Uno piensa que José Rodríguez Ros (Pepe el Almejero), que acaba de cerrar los ojos para siempre, llegó a Garrucha en el momento justo: finales de los vibrantes años 60, cuando todo estaba por hacer en esa villa de viejos palangreros. Garrucha, en aquel tiempo, empezaba a salirse de sus costuras de pequeño pueblo que solo tenía el mar delante. Principiaba a desarrollarse la flota de arrastre, la pesca de la gamba roja y los hermanos Rossell -José María y Luis- habían empezado a traer alemanes a los primeros hotelitos, el Costa Blanca y a Los Arcos. Fue entonces cuando apareció por Garrucha este cartagenero, que se acaba de ir con 73 años, para trabajar con los hermanos hosteleros catalanes. Pepe se colocó como camarero de Los Arcos, a servir raciones y combinados a aquellos primeros alemanes que aparecieron por el pueblo, que se bañaban de noche en la playa y bailaban en la terraza de madrugada con una botella de Cinzano en la mano. Así fue aprendiendo el oficio, cuando apenas había cumplido veinte años, Pepe, alternando también como camarero en La Bota, el primer pub o boite -como de denominaba entonces- que se abrió en el pueblo y que fue un ciclón de modernidad. Como digo, Pepe llegó a Garrucha cuando estaba todo por hacer, cuando todo parecía que arrancaba, como si germinara de pronto una nueva era después de una larga y pegajosa postguerra de emigraciones, hambres, sudores y lágrimas. 


Pepe fue alternando destinos, después de Los Arcos estuvo en el Hotel Tío Eddy y en el restaurante de la Estación de Servicio de Vera que regentaba Fernando el Campanero. Hasta que dio, por fin, con el negocio por el que será siempre recordado: el de la plancha de pescado, el del fogón más marinero, el de la sala de autopsias de tanto marisco como pasó por sus manos de artista. Porque Pepe, con una espátula en una mano y un puñado de sal en la otra, era capaz de crear música como Ara Malikian con el violín. 

Encontró, como digo, su golpe de fortuna, con mucho trabajo detrás, en una vieja caseta de redes de armadores que su amigo Yordy había convertido con la genialidad que le caracterizaba en una tasca de dos por dos metros para los pescadores bautizada como El Almejero. Allí empezó Pepe, con su mujer Catalina, a servir gloriosas sardinas a la plancha con botellines de cerveza.

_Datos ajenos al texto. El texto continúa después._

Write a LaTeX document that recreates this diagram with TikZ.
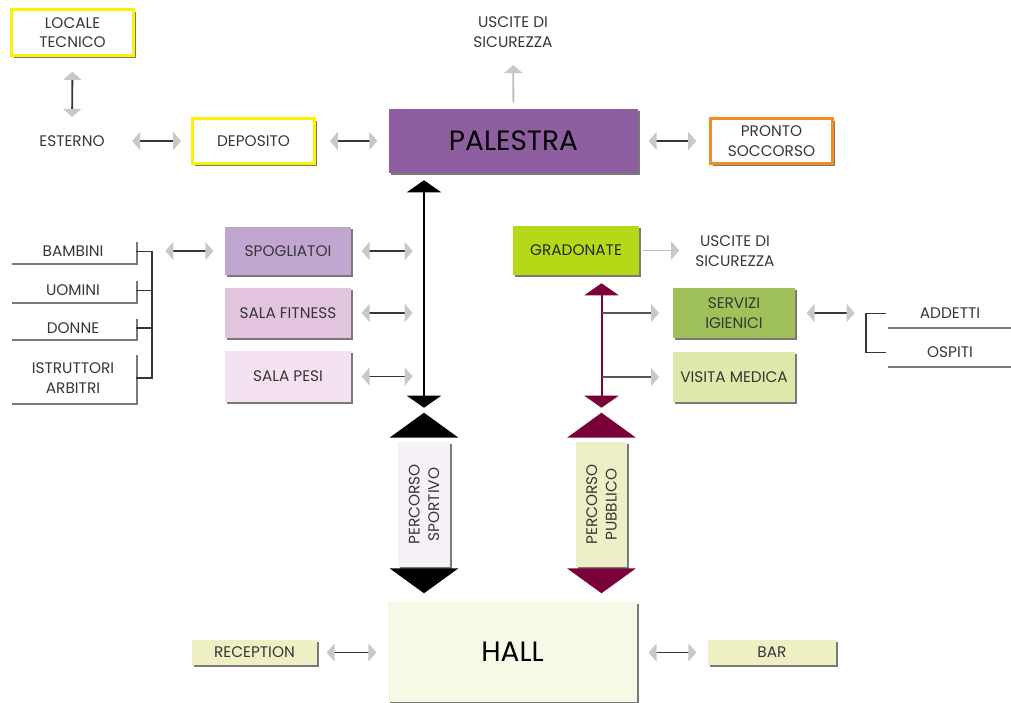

Era pescado recién capturado que se deshacía de bueno y que Pepe iba alternando por especies: un plato de jureles por aquí, medio lomo de atún por allá o unas rodajas de jibia delicada como la mantequilla o unos salmonetes saltarines. Se corrió la voz por la comarca y ya no eran solo los marineros cuando amarraban el barco los que componían el paisaje de clientes, también llegaban familias oriundas y veraneantes que se sentaban en cajas de cerveza Henninger ante mesas de latón, junto al rumor de los barcos, y despachaban cada noche varios platos del mejor género ungido en esa plancha imperial de Pepe. 

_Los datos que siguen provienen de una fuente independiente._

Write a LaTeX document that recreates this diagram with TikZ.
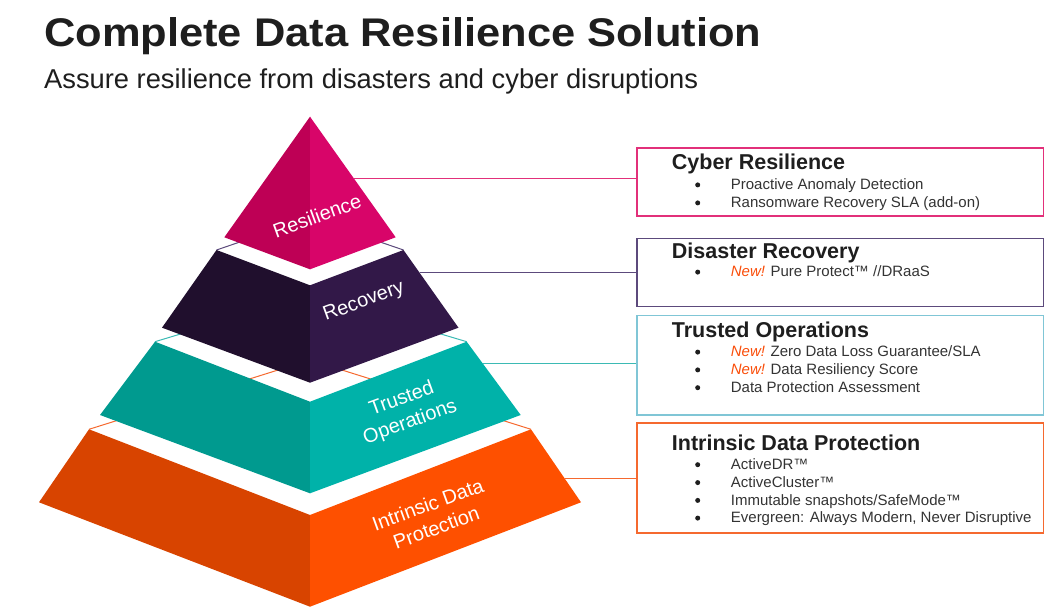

Después, esa proletaria taberna junto a la lonja y la fábrica del hielo, se convirtió en un restaurante de nueva planta, delante de donde había estado la caseta de la Guardia Civil del Puerto. Allí fue donde Pepe y su Almejero del alma tomó nombradía y postín en toda España. Quien quisiera probar la buena gamba de Garrucha, preparada por las mejores manos, tenía que acudir, como en una peregrinación mariana, al Almejero de Garrucha. Y lo mismo que hacía filigranas con el marisco y las brasas, preparaba con esmero una zarzuela o una cuajadera de gallineta o un arroz con bogavante. Porque Pepe fue ganando en excelencia, al tiempo que el local se le iba llenando y tenía que ir paulatinamente ampliando habitaciones. Dicen los que le conocieron en altamar, como su amigo Javier Reverte o Pepe el Vinagre, que era tan mal pescador de atunes como indiscutible cocinero. Porque no solo era trabajar: Pepe, de cuando en cuando, sacaba una botella de Mar de Frades en una cubitera y ponía unas raciones de concha fina o de caballa para los amigos que estuvieran en ese momento por allí. 

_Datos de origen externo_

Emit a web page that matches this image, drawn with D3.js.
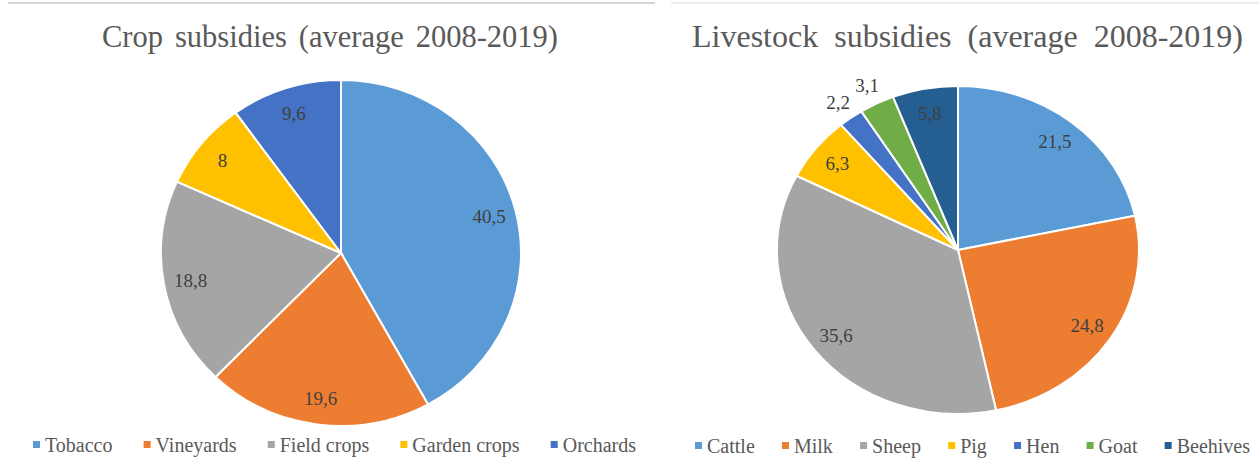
<!DOCTYPE html>
<html>
<head>
<meta charset="utf-8">
<script src="https://cdn.jsdelivr.net/npm/d3@7"></script>
<style>
  html, body { margin: 0; padding: 0; background: #ffffff; }
  svg { display: block; }
  svg text { font-family: "Liberation Serif", "Times New Roman", serif; }
</style>
</head>
<body>
<svg id="chart" width="1259" height="469"></svg>
<script>
// ---- Data ----
const cropCategories = ["Tobacco", "Vineyards", "Field crops", "Garden crops", "Orchards"];
const cropValues = [40.5, 19.6, 18.8, 8, 9.6];
const cropLabels = ["40,5", "19,6", "18,8", "8", "9,6"];

const livestockCategories = ["Cattle", "Milk", "Sheep", "Pig", "Hen", "Goat", "Beehives"];
const livestockValues = [21.5, 24.8, 35.6, 6.3, 2.2, 3.1, 5.8];
const livestockLabels = ["21,5", "24,8", "35,6", "6,3", "2,2", "3,1", "5,8"];

const cropTitle = "Crop subsidies (average 2008-2019)";
const livestockTitle = "Livestock subsidies (average 2008-2019)";

const cropColors = ["#5B9BD5", "#ED7D31", "#A5A5A5", "#FFC000", "#4472C4"];
const livestockColors = ["#5B9BD5", "#ED7D31", "#A5A5A5", "#FFC000", "#4472C4", "#70AD47", "#255E91"];

// ---- Drawing ----
const svg = d3.select("#chart");

// top rules
svg.append("rect").attr("x", 8).attr("y", 2).attr("width", 647).attr("height", 2).attr("fill", "#d4d4d4");
svg.append("rect").attr("x", 671).attr("y", 2).attr("width", 588).attr("height", 2).attr("fill", "#ececec");

function drawPanel(opts) {
  const { cats, vals, labels, colors, title, titleSize, cx, cy, rx, ry, titleX0, titleX1, legendX0, legendX1, legendY } = opts;
  const g = svg.append("g");

  // title, stretched to measured width via word-spacing
  const t = g.append("text")
    .attr("x", titleX0).attr("y", 47)
    .style("font-size", titleSize + "px")
    .attr("fill", "#595959")
    .text(title);
  const natural = t.node().getComputedTextLength();
  const nSpaces = title.split(" ").length - 1;
  t.attr("word-spacing", Math.max(0, ((titleX1 - titleX0) - natural) / nSpaces));

  const pie = d3.pie().sort(null).value(d => d)(vals);
  const arc = d3.arc().innerRadius(0).outerRadius(rx);
  const color = d3.scaleOrdinal().domain(cats).range(colors);

  const pg = g.append("g").attr("transform", `translate(${cx},${cy}) scale(1,${ry / rx})`);
  pg.selectAll("path").data(pie).join("path")
    .attr("d", arc)
    .attr("fill", (d, i) => color(cats[i]))
    .attr("stroke", "#ffffff")
    .attr("stroke-width", 2)
    .attr("vector-effect", "non-scaling-stroke");

  const total = d3.sum(vals);
  const factor = d => (d.value / total < 0.05 ? 1.12 : 0.85);
  g.selectAll("text.lbl").data(pie).join("text")
    .attr("class", "lbl")
    .attr("x", d => cx + factor(d) * rx * Math.sin((d.startAngle + d.endAngle) / 2))
    .attr("y", d => cy - factor(d) * ry * Math.cos((d.startAngle + d.endAngle) / 2))
    .attr("dy", "0.35em")
    .attr("text-anchor", "middle")
    .style("font-size", "19px")
    .attr("fill", "#404040")
    .text((d, i) => labels[i]);

  // legend
  const lg = g.append("g");
  const items = lg.selectAll("g").data(cats).join("g");
  items.append("rect")
    .attr("width", 7).attr("height", 7)
    .attr("y", legendY - 4)
    .attr("fill", d => color(d));
  items.append("text")
    .attr("y", legendY + 7)
    .style("font-size", "20px")
    .attr("fill", "#595959")
    .text(d => d);
  const widths = items.select("text").nodes().map(n => n.getComputedTextLength());
  const markerW = 7, markerGap = 5, fixed = d3.sum(widths) + cats.length * (markerW + markerGap);
  const gap = ((legendX1 - legendX0) - fixed) / (cats.length - 1);
  let x = legendX0;
  items.each(function (d, i) {
    const s = d3.select(this);
    s.select("rect").attr("x", x);
    s.select("text").attr("x", x + markerW + markerGap);
    x += markerW + markerGap + widths[i] + gap;
  });
}

drawPanel({
  cats: cropCategories, vals: cropValues, labels: cropLabels, colors: cropColors, title: cropTitle, titleSize: 30.5,
  cx: 341, cy: 253, rx: 180, ry: 173,
  titleX0: 102, titleX1: 558,
  legendX0: 33, legendX1: 636, legendY: 445
});

drawPanel({
  cats: livestockCategories, vals: livestockValues, labels: livestockLabels, colors: livestockColors, title: livestockTitle, titleSize: 32,
  cx: 958, cy: 250, rx: 181, ry: 164,
  titleX0: 692, titleX1: 1243,
  legendX0: 695, legendX1: 1250, legendY: 446
});
</script>
</body>
</html>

El Almejero -es justo decirlo- ha sido durante décadas un emblema de Garrucha, una marca registrada, un reclamo para miles de veraneantes y turistas que venían a Garrucha hechizados por la fama de este establecimiento que tenía en Pepe el alma de un flautista de Hamelín. Los últimos años, tras la brega continua que empezaba con los primeros cafés de madrugada para la marinería, lo veíamos siempre sentado en la primera mesa al entrar al comedor mirando algún partido de fútbol en la Tele, rodeado de fotos de sus amigos colgadas en las paredes, mirando moverse a lo lejos en el fragor del agua los barcos del Muelle, observando el trasegar en la lonja, viendo cómo remendaban las redes los armadores. Se ha ido Pepe y uno tiene cada vez más la sensación de que se está yendo una generación, esa que se sentaba en los bancos del Pósito o junto a las casetas del Pelaílla o de José el de la Margarita.